Written request
Starting with the first line of the listing, quote each line exactly until and including the one with "import pandas as pd", leaving pictures out.
.....
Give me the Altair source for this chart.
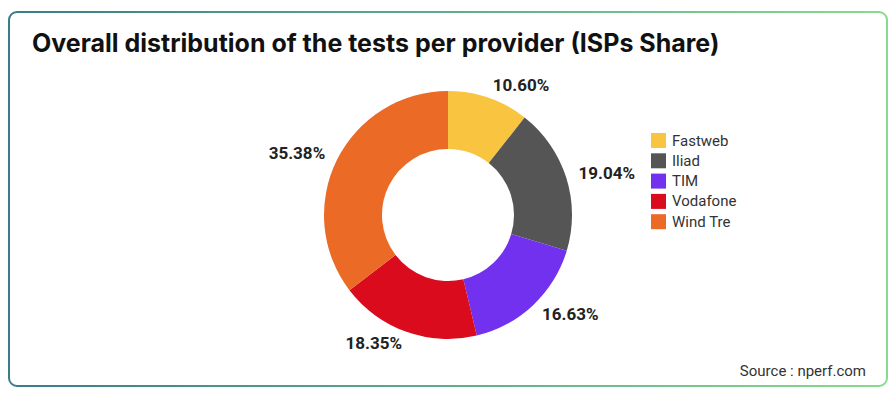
import altair as alt
import pandas as pd

# ---- data ----
providers = ["Fastweb", "Iliad", "TIM", "Vodafone", "Wind Tre"]
shares = [10.60, 19.04, 16.63, 18.35, 35.38]
colors = ["#F9C440", "#555555", "#7231EE", "#D90B1C", "#EB6A26"]
title_text = "Overall distribution of the tests per provider (ISPs Share)"
source_text = "Source : nperf.com"

df = pd.DataFrame({"provider": providers, "share": shares,
                   "idx": list(range(len(providers)))})
one = pd.DataFrame({"k": [0]})

W, H = 880, 381
CX, CY = 440, 207

border = alt.Chart(one).mark_rect(
    fill="white",
    stroke={"gradient": "linear", "x1": 0, "y1": 0, "x2": 1, "y2": 0,
            "stops": [{"offset": 0, "color": "#3b7b8a"},
                      {"offset": 1, "color": "#86dc8e"}]},
    strokeWidth=2, cornerRadius=8,
).encode(x=alt.value(1), x2=alt.value(879), y=alt.value(4), y2=alt.value(378))

base = alt.Chart(df).transform_window(
    cum="sum(share)", sort=[alt.SortField("idx")], frame=[None, 0]
).transform_calculate(
    mid="datum.cum - datum.share / 2",
    label="format(datum.share, '.2f') + '%'",
).encode(
    theta=alt.Theta("share:Q", stack=True),
    order=alt.Order("idx:Q"),
    x=alt.value(CX), y=alt.value(CY),
)

arcs = base.mark_arc(innerRadius=66, outerRadius=124).encode(
    color=alt.Color("provider:N",
                    scale=alt.Scale(domain=providers, range=colors),
                    legend=alt.Legend(title=None, orient="none",
                                      legendX=643, legendY=125,
                                      symbolType="square", symbolSize=225,
                                      symbolStrokeWidth=0, symbolOpacity=1,
                                      labelFont="Roboto", labelFontSize=15,
                                      labelColor="#333333", rowPadding=4.3,
                                      labelOffset=6, padding=0))
)

lab_style = dict(radius=137, baseline="middle", font="Roboto",
                 fontWeight="bold", fontSize=17, color="#222222")
right_labels = base.mark_text(align="left", **lab_style).encode(
    text="label:N",
    opacity=alt.condition("datum.mid < 50", alt.value(1), alt.value(0)),
)
left_labels = base.mark_text(align="right", **lab_style).encode(
    text="label:N",
    opacity=alt.condition("datum.mid >= 50", alt.value(1), alt.value(0)),
)

title = alt.Chart(one).mark_text(
    text=title_text, font="Inter", fontWeight=700, fontSize=25,
    align="left", baseline="alphabetic", color="#111111",
).encode(x=alt.value(24), y=alt.value(44))

source = alt.Chart(one).mark_text(
    text=source_text, font="Roboto", fontSize=15,
    align="right", baseline="middle", color="#333333",
).encode(x=alt.value(858), y=alt.value(363))

chart = alt.layer(border, arcs, right_labels, left_labels, title, source).properties(
    width=W, height=H, padding=0, autosize="none"
).configure_view(stroke=None)

chart.save("out.html", embed_options={"renderer": "svg", "actions": False})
.....
Answer in full
Give me the Altair source for this chart.
import altair as alt
import pandas as pd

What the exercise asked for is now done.